Problem description: Copy every line of the records below that holds the word "Write".

[Records from a dataset]
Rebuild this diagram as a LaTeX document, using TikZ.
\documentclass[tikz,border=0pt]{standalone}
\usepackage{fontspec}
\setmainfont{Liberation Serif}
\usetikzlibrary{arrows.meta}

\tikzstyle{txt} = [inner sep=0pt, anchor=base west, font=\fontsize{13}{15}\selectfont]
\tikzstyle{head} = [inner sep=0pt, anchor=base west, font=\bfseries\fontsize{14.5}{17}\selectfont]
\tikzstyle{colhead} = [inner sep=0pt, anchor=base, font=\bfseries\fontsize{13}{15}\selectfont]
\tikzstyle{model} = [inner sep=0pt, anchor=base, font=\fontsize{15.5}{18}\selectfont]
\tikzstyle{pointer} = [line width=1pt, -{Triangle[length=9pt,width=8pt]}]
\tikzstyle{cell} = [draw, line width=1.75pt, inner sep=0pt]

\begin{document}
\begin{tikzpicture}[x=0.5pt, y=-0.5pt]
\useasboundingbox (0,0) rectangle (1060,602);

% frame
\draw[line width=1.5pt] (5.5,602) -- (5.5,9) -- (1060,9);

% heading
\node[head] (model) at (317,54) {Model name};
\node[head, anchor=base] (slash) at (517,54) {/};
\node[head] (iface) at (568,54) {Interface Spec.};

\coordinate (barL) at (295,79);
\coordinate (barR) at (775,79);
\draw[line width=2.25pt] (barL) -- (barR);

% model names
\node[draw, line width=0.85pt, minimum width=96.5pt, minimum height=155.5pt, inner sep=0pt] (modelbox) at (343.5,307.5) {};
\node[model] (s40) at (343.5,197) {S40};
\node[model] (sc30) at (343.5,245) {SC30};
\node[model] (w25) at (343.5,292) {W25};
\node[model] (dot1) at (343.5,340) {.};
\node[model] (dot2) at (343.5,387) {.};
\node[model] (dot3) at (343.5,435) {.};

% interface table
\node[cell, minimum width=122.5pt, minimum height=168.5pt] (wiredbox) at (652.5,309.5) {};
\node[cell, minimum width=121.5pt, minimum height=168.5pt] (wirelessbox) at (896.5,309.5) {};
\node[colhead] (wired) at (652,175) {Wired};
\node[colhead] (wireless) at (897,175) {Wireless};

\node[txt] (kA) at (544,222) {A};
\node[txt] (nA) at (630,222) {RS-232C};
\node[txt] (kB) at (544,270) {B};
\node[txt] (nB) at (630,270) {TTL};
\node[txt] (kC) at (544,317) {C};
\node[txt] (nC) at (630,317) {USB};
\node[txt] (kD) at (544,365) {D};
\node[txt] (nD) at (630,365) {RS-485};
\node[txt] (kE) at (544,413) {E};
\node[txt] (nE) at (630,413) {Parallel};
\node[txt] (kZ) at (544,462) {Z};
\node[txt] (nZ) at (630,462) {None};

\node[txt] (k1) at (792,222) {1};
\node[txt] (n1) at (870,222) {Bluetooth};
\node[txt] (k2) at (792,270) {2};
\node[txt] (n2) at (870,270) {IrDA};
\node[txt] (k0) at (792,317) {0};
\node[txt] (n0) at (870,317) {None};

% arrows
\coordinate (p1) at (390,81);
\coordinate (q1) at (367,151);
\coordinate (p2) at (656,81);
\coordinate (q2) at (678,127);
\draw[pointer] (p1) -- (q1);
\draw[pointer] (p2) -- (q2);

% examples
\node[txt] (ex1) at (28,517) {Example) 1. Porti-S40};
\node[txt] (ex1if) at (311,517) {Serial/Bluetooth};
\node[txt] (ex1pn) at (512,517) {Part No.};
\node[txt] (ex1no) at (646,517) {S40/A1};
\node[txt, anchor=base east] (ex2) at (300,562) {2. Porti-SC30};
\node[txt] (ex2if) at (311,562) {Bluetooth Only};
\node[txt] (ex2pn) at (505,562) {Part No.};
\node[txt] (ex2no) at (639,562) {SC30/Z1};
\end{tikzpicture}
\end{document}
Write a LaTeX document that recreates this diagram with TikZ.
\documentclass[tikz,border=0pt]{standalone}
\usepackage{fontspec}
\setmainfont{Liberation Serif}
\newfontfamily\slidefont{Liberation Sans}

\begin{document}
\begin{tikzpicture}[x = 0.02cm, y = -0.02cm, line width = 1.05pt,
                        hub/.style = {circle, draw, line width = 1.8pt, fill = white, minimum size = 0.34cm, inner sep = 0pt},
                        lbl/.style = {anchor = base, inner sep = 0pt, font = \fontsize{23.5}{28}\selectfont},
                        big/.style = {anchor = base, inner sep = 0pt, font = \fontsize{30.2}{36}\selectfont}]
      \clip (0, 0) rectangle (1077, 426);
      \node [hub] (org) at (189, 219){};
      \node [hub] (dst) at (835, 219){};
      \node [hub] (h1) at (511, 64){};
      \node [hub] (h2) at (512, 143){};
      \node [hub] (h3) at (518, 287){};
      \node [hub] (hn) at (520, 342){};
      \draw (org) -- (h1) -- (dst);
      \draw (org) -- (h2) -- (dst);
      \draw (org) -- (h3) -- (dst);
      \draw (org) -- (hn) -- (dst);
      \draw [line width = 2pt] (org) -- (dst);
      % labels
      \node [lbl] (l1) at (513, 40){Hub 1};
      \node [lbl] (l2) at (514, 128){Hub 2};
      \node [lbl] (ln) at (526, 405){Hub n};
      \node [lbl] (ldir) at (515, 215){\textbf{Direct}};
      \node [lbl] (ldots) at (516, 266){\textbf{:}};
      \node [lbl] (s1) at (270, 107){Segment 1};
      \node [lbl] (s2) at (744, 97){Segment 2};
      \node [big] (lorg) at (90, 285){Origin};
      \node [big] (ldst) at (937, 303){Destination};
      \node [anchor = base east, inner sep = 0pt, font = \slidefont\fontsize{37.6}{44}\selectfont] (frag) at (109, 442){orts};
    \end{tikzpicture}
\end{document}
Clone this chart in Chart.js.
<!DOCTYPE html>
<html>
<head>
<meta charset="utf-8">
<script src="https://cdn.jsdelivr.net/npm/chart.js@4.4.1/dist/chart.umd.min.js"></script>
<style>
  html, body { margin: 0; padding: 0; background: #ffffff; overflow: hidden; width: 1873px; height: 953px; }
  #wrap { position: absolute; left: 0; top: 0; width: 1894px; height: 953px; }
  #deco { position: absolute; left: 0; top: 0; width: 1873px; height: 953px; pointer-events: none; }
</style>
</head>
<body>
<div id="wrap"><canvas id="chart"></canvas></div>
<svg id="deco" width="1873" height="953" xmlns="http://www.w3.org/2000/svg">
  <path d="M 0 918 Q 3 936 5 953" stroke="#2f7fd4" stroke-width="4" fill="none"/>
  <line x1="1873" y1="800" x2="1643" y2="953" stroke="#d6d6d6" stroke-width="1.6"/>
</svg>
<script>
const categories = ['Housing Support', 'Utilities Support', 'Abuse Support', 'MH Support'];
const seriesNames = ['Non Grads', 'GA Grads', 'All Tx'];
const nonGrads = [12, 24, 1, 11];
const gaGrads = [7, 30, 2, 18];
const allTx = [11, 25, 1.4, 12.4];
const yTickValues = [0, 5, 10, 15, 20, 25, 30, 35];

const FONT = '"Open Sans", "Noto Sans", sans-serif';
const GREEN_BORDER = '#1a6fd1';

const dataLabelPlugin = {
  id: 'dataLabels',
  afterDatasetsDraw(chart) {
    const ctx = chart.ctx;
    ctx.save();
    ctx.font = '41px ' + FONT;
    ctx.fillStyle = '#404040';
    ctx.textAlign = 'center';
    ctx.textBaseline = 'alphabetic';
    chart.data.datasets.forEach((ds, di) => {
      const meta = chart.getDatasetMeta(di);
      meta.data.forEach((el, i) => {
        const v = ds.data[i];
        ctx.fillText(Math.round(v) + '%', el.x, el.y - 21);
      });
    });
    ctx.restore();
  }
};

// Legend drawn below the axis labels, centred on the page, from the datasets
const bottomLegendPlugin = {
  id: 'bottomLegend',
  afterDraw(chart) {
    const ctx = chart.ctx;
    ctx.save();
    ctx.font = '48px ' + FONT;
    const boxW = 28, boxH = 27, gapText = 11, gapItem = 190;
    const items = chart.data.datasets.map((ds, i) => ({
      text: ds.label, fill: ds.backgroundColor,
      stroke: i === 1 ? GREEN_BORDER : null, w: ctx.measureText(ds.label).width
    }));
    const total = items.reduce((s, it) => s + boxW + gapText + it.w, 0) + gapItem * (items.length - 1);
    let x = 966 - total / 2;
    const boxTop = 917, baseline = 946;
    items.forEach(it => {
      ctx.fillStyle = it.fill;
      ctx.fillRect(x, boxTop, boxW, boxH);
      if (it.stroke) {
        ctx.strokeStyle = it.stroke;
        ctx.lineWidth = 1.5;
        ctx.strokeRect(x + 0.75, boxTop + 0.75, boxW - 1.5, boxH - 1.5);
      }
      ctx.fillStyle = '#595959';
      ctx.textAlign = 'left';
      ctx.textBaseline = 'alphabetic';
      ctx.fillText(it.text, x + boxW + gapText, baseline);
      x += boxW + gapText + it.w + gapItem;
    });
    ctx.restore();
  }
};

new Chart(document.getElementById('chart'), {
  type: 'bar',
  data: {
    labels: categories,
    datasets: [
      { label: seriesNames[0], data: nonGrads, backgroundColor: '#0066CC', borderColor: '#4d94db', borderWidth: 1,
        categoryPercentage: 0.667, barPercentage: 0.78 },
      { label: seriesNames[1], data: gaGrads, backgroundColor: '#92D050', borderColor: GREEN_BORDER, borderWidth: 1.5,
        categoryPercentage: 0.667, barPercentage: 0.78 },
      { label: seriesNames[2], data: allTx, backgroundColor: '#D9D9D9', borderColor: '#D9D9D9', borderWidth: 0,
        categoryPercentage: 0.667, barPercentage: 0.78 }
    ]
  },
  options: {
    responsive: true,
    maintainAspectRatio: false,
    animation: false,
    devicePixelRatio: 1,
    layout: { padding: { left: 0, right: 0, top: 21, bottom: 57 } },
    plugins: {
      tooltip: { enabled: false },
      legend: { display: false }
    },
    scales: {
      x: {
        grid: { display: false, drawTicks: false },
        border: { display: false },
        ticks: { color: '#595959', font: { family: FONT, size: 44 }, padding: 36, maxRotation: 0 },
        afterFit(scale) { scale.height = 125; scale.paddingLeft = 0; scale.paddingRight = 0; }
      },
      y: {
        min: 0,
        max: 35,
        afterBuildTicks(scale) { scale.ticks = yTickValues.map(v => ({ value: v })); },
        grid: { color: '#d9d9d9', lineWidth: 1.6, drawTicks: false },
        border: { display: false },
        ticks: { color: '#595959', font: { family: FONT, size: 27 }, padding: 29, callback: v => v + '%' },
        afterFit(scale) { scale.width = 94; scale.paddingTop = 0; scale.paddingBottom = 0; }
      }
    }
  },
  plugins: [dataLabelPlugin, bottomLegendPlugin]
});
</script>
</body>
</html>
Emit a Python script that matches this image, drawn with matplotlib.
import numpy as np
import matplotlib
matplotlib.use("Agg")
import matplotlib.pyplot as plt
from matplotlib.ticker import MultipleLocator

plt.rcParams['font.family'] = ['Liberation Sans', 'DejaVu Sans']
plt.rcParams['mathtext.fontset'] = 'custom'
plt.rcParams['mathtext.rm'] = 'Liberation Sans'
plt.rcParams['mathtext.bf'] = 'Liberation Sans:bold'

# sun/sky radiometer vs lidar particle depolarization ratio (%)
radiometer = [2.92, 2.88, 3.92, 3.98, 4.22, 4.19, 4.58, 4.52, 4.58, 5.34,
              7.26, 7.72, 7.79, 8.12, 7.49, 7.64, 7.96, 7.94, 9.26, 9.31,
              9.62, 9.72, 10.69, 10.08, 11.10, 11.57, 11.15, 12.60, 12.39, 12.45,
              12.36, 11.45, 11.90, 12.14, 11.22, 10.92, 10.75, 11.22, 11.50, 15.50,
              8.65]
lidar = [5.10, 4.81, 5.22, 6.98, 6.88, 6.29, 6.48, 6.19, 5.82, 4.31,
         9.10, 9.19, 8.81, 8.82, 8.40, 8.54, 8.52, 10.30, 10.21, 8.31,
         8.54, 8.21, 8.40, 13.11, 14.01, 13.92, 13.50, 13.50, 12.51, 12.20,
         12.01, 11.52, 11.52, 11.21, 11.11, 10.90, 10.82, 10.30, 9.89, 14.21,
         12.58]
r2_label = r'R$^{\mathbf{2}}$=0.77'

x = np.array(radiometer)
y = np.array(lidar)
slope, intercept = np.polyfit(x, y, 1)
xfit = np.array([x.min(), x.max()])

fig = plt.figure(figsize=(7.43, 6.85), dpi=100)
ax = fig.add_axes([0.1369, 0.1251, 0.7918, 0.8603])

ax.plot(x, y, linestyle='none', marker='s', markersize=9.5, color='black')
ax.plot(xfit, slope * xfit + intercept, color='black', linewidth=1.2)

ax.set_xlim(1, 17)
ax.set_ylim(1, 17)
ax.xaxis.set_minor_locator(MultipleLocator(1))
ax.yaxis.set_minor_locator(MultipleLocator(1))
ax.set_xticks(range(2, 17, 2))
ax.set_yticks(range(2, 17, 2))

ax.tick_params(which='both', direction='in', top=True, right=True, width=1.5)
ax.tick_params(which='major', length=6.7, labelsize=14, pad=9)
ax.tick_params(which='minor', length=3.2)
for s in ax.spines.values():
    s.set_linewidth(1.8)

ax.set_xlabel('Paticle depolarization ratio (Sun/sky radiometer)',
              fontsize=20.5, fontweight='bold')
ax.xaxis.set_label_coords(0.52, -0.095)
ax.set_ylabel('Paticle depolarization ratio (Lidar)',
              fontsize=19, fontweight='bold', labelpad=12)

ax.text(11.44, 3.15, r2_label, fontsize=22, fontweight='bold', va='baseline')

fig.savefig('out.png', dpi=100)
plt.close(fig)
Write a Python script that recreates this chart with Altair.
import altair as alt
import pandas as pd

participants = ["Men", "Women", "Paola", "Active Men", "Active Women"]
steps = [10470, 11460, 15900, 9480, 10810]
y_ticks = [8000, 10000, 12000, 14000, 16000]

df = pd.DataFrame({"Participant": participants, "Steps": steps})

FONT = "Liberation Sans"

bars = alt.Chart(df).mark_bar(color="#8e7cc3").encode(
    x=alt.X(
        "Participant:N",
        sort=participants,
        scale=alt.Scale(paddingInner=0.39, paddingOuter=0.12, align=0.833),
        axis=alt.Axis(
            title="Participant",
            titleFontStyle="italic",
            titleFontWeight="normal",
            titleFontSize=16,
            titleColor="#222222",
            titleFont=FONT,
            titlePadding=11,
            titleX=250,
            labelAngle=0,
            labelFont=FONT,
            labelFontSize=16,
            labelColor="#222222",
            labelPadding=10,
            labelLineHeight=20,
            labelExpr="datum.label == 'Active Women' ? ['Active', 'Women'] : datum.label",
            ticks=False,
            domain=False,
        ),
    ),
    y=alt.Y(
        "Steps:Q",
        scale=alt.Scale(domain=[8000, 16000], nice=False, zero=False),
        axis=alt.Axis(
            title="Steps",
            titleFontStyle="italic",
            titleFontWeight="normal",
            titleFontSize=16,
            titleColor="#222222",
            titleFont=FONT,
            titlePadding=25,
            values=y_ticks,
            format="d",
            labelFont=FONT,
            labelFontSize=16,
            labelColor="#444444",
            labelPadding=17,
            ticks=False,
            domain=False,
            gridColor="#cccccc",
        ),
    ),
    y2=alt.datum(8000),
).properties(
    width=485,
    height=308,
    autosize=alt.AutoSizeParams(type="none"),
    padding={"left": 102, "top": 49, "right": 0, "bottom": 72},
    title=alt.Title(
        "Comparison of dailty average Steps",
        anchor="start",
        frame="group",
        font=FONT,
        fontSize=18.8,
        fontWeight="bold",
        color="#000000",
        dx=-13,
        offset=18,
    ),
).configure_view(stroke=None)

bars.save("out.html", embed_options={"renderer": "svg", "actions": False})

Answer in full:
Write a LaTeX document that recreates this diagram with TikZ.
Write a Python script that recreates this chart with Altair.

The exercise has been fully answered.